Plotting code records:
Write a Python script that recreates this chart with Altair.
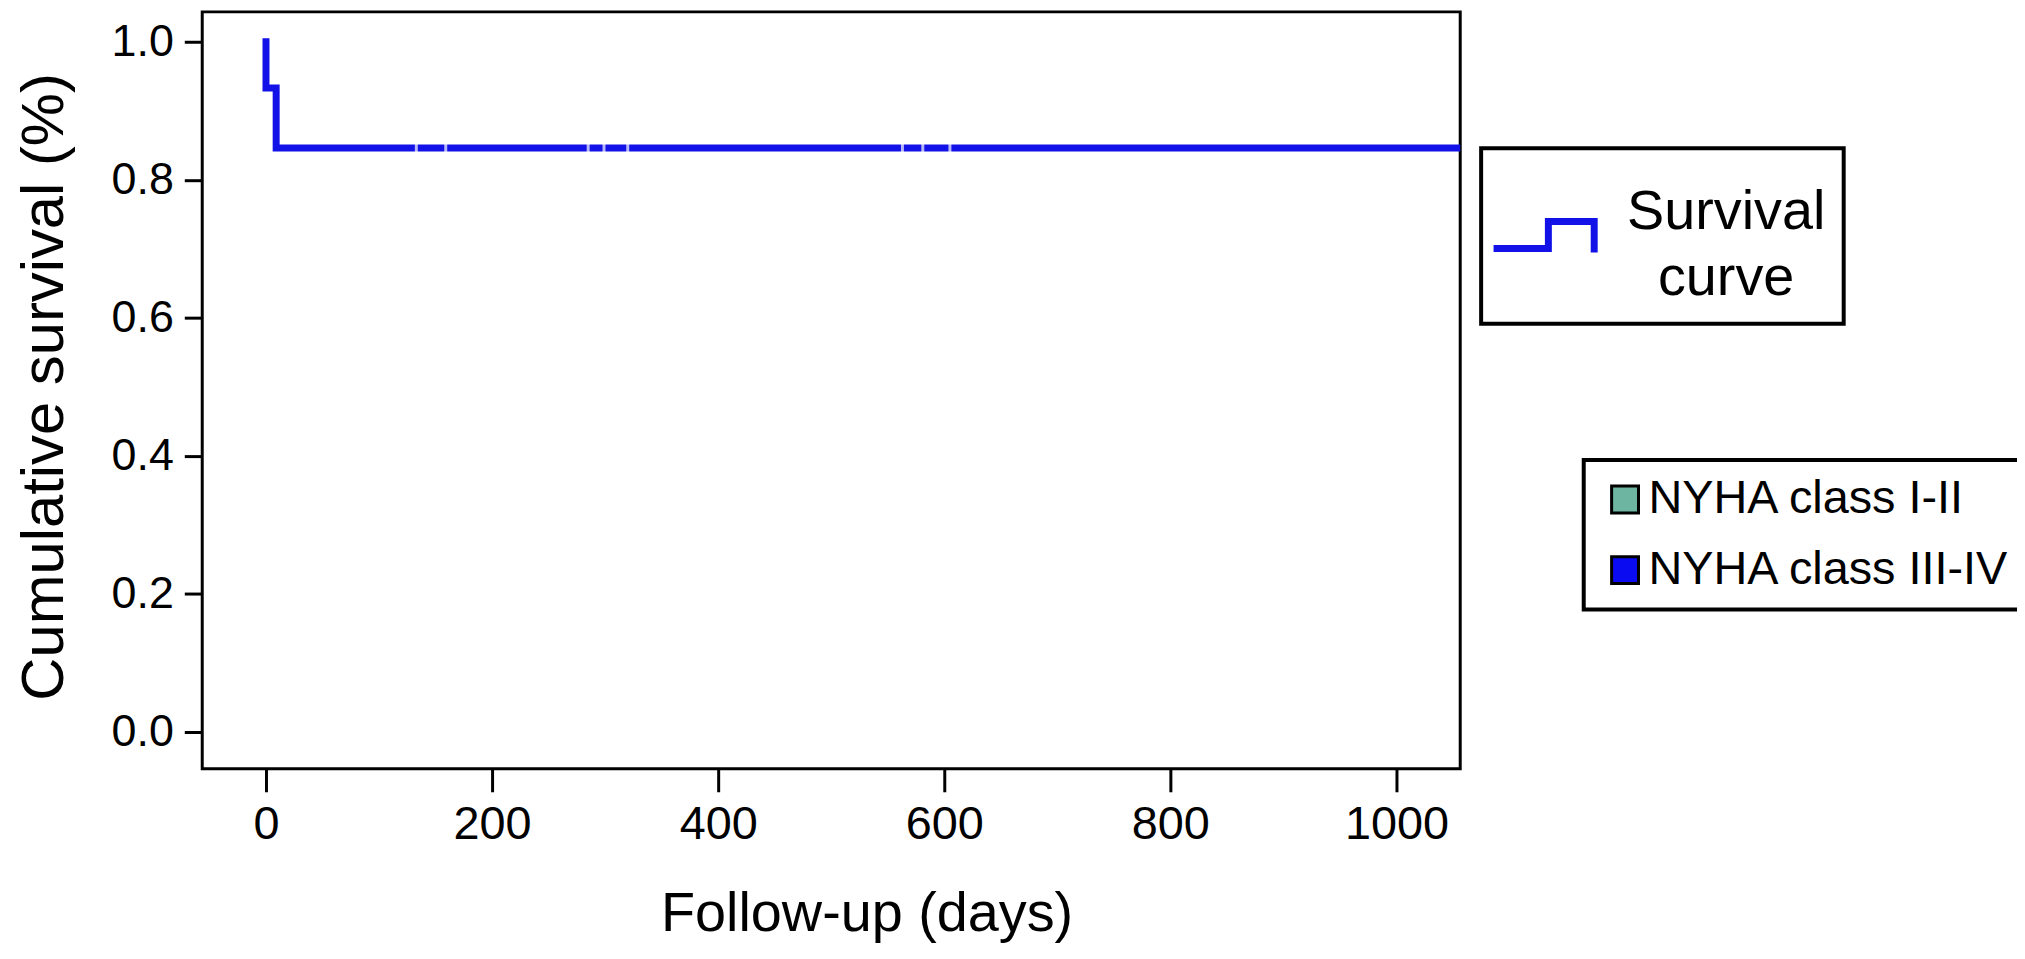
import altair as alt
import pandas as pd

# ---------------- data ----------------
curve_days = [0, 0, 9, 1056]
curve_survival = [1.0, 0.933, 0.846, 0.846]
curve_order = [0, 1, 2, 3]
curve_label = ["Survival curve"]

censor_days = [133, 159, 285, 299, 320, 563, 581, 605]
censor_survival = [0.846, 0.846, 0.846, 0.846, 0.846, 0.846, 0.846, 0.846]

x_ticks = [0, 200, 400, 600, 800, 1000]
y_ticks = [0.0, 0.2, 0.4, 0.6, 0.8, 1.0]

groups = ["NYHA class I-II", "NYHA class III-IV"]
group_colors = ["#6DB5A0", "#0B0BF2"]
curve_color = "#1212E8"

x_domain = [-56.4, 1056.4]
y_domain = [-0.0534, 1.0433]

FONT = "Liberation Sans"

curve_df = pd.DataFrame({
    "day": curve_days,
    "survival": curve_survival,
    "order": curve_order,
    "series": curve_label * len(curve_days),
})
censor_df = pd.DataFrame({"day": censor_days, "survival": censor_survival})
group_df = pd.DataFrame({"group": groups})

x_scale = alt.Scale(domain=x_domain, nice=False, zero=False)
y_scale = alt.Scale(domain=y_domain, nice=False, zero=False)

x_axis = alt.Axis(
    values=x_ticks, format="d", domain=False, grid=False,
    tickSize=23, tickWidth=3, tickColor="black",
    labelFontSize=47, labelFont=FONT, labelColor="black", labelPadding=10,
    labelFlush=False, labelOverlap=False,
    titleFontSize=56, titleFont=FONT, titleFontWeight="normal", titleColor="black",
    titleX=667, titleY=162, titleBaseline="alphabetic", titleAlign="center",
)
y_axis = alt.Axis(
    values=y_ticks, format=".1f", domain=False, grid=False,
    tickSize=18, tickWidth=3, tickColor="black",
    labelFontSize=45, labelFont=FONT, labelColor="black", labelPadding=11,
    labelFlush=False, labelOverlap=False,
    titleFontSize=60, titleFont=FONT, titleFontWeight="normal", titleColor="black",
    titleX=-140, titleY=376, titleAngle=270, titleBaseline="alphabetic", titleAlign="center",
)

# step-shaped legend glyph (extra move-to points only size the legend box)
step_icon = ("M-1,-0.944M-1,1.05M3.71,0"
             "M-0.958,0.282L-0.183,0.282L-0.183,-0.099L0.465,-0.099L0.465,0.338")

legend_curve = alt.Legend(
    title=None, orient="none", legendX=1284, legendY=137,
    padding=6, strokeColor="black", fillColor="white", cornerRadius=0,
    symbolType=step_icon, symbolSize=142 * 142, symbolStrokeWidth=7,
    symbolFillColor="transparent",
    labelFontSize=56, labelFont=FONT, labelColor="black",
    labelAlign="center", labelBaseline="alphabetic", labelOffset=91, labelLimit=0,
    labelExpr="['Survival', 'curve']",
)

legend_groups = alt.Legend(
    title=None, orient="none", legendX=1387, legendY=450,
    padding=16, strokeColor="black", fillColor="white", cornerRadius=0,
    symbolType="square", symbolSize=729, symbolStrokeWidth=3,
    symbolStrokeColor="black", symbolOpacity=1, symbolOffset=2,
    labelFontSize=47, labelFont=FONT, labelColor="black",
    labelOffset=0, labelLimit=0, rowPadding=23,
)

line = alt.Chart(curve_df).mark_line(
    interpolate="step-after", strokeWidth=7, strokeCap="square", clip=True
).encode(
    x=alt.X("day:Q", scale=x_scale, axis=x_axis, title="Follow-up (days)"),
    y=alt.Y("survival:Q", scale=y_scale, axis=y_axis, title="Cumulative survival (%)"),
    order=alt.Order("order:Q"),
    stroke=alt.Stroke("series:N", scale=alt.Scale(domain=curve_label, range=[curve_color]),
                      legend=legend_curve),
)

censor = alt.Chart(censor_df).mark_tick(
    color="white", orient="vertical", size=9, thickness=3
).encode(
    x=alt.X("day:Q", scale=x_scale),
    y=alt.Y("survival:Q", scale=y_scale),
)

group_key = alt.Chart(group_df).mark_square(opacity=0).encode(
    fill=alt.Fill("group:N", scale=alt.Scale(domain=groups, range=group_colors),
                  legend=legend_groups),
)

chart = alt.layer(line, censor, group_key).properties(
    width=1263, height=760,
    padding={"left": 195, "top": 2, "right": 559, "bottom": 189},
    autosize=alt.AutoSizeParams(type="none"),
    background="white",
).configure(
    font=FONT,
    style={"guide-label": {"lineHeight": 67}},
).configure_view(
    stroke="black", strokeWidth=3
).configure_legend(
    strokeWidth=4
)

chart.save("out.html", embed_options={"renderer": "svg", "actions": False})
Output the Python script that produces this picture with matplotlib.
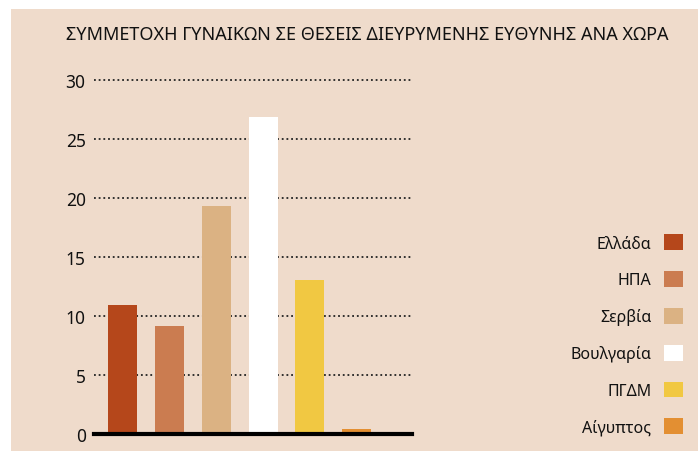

** WORK REQUIRED **
Leave the pictures out and please restate exactly the lines running from the start of the material through the one with "y_scale = alt.Scale(domain=y_domain, nice=False, zero=False)".

** ANSWER TO THIS EXERCISE **
Write a Python script that recreates this chart with Altair.
import altair as alt
import pandas as pd

# ---------------- data ----------------
curve_days = [0, 0, 9, 1056]
curve_survival = [1.0, 0.933, 0.846, 0.846]
curve_order = [0, 1, 2, 3]
curve_label = ["Survival curve"]

censor_days = [133, 159, 285, 299, 320, 563, 581, 605]
censor_survival = [0.846, 0.846, 0.846, 0.846, 0.846, 0.846, 0.846, 0.846]

x_ticks = [0, 200, 400, 600, 800, 1000]
y_ticks = [0.0, 0.2, 0.4, 0.6, 0.8, 1.0]

groups = ["NYHA class I-II", "NYHA class III-IV"]
group_colors = ["#6DB5A0", "#0B0BF2"]
curve_color = "#1212E8"

x_domain = [-56.4, 1056.4]
y_domain = [-0.0534, 1.0433]

FONT = "Liberation Sans"

curve_df = pd.DataFrame({
    "day": curve_days,
    "survival": curve_survival,
    "order": curve_order,
    "series": curve_label * len(curve_days),
})
censor_df = pd.DataFrame({"day": censor_days, "survival": censor_survival})
group_df = pd.DataFrame({"group": groups})

x_scale = alt.Scale(domain=x_domain, nice=False, zero=False)
y_scale = alt.Scale(domain=y_domain, nice=False, zero=False)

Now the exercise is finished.